Rationally driven by these policy contexts, particularly in recent years, an increasing number of hydrological, geomorphological and sedimentological studies have investigated sediment movement in the GBR adjacent catchments and subsequent sediment delivery to the GBR lagoon. Frameworks of studies include identifying sediment sources and erosion processes, estimating sediment loads, characterizing sediment transport processes both in the catchments and lagoon, and constructing sediment budgets. A series of studies published by Christopher Fielding and colleagues in the late 1990s and early 2000s provide a notable mass of knowledge on sediment movement, sedimentary features and related landforms in the GBR adjacent catchments and near-shore lagoon (e.g. Fielding et al., 1996, Terra Nova 8, 447-457; Fielding et al., 2006, Journal of Sedimentary Research 76, 411-428).

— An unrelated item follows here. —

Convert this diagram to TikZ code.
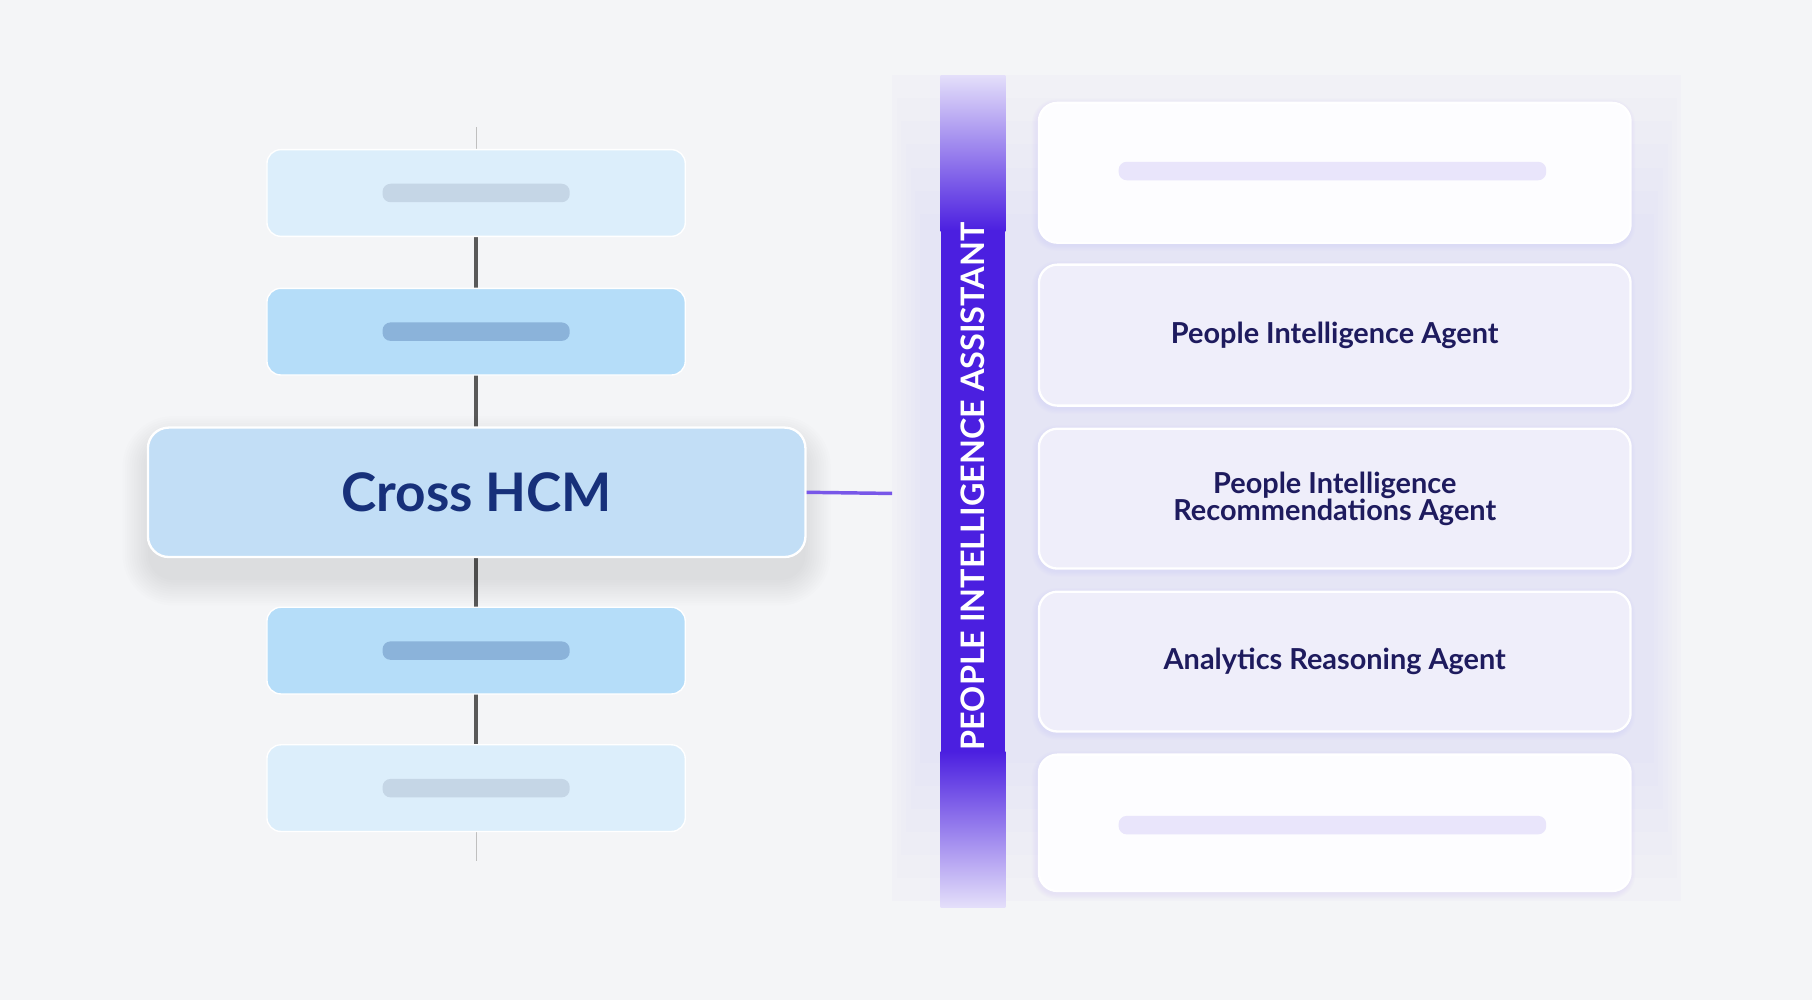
\documentclass[tikz,border=0pt]{standalone}
\usepackage{fontspec}
\setmainfont{Lato}
\begin{document}
\begin{tikzpicture}[x=1pt,y=-1pt,
 small/.style={rounded corners=12pt,fill=#1,draw=white,line width=1.2pt,minimum width=362pt,minimum height=75pt},
 card/.style={rounded corners=16pt,fill=#1,draw=white,line width=2pt,minimum width=512pt,anchor=north west,align=center,text=navy,font=\fontsize{25}{26}\selectfont\bfseries}]
\definecolor{bg}{HTML}{F4F5F7}
\definecolor{navy}{HTML}{1E1B5E}
\definecolor{hcm}{HTML}{17307A}
\definecolor{purp}{HTML}{4B1FE0}
\definecolor{lpurp}{HTML}{C9BFF5}
\definecolor{bluebox}{HTML}{B5DDF9}
\definecolor{fadebox}{HTML}{DCEEFB}
\definecolor{mainbox}{HTML}{C2DEF6}
\definecolor{barblue}{HTML}{8BB3DA}
\definecolor{barfade}{HTML}{C5D6E6}
\definecolor{cardc}{HTML}{EFEEFA}
\fill[bg] (0,0) rectangle (1568,865);
\useasboundingbox (0,0) rectangle (1568,865);
% panel
\fill[lpurp,opacity=.06] (772,65) rectangle (1455,780);
\foreach \i in {1,...,6} \fill[lpurp,opacity=.035] (772+4*\i,65+20*\i) rectangle (1455-4*\i,780-20*\i);
% left line
\coordinate (lt) at (412,110); \coordinate (lb) at (412,745);
\draw[gray!50,line width=1pt] (lt) -- (lb);
\draw[black!65,line width=3pt] (412,205) -- (412,645);
% small boxes
\node[small=fadebox] (b1) at (412,167) {};
\node[small=bluebox] (b2) at (412,287) {};
\node[small=bluebox] (b4) at (412,563) {};
\node[small=fadebox] (b5) at (412,682) {};
\foreach \y/\c in {167/barfade,287/barblue,563/barblue,682/barfade}
  \fill[\c,rounded corners=7pt] (331,\y-8) rectangle (493,\y+8);
% main shadow
\foreach \i in {1,...,12} \fill[black,opacity=.009,rounded corners=20pt+2*\i] (130-2*\i,384-2*\i) rectangle (695+2*\i,500+2*\i);
\node[rounded corners=18pt,fill=mainbox,draw=white,line width=2pt,minimum width=569pt,minimum height=112pt,text=hcm,font=\fontsize{46}{48}\selectfont\bfseries] (main) at (412.5,426) {Cross HCM};
\coordinate (pj) at (772,427);
\draw[purp!75,line width=3pt] (main.east) -- (pj);
% vertical bar
\shade[top color=lpurp!50,bottom color=purp] (814,65) rectangle (870,200);
\fill[purp] (814,199) rectangle (870,651);
\shade[top color=purp,bottom color=lpurp!50] (814,650) rectangle (870,785);
\node[rotate=90,text=white,font=\fontsize{28}{30}\selectfont\bfseries] (pia) at (842,421) {PEOPLE INTELLIGENCE ASSISTANT};
% cards
\foreach \t/\b in {88/209,228/350,370/491,511/632,652/770}
  \foreach \i in {1,...,5} \fill[lpurp,opacity=.05,rounded corners=16pt+\i] (898-\i,\t-\i+3) rectangle (1410+\i,\b+\i+3);
\node[card=white!97!lpurp,minimum height=121pt] (c1) at (898,88) {};
\fill[lpurp!40,rounded corners=7pt] (968,140) rectangle (1338,156);
\node[card=cardc,minimum height=122pt] (c2) at (898,228) {People Intelligence Agent};
\node[card=cardc,minimum height=121pt] (c3) at (898,370) {People Intelligence\\[-3pt]Recommendations Agent};
\node[card=cardc,minimum height=121pt] (c4) at (898,511) {Analytics Reasoning Agent};
\node[card=white!97!lpurp,minimum height=118pt] (c5) at (898,652) {};
\fill[lpurp!40,rounded corners=7pt] (968,706) rectangle (1338,722);
\end{tikzpicture}
\end{document}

More recent studies, Kroon et al. (Marine Pollution Bulletin 65, 167-181, 2012) estimated a 5.5-fold increase in current total suspended solids since the European settlement in the late 18th century. Lewis et al. (Earth and Planetary Science Letters 393, 146-158, 2014) revealed that most fine sediment from the Burdekin River, the largest single source of sediment to the GBR lagoon, was retained within 50 km of the river mouth into the lagoon, rather than advected northwards via longshore drift processes. While the ‘whole-of-catchment’ approach is guided by the Reef Water Quality Protection Plan and recent catchment-scale studies have significantly accumulated knowledge of sediment movement and delivery in the GBR adjacent catchments, hydrogeomorphic studies at finer scales in major source areas that consider transport routes would further reveal important and key mechanisms of sediment movement and delivery processes.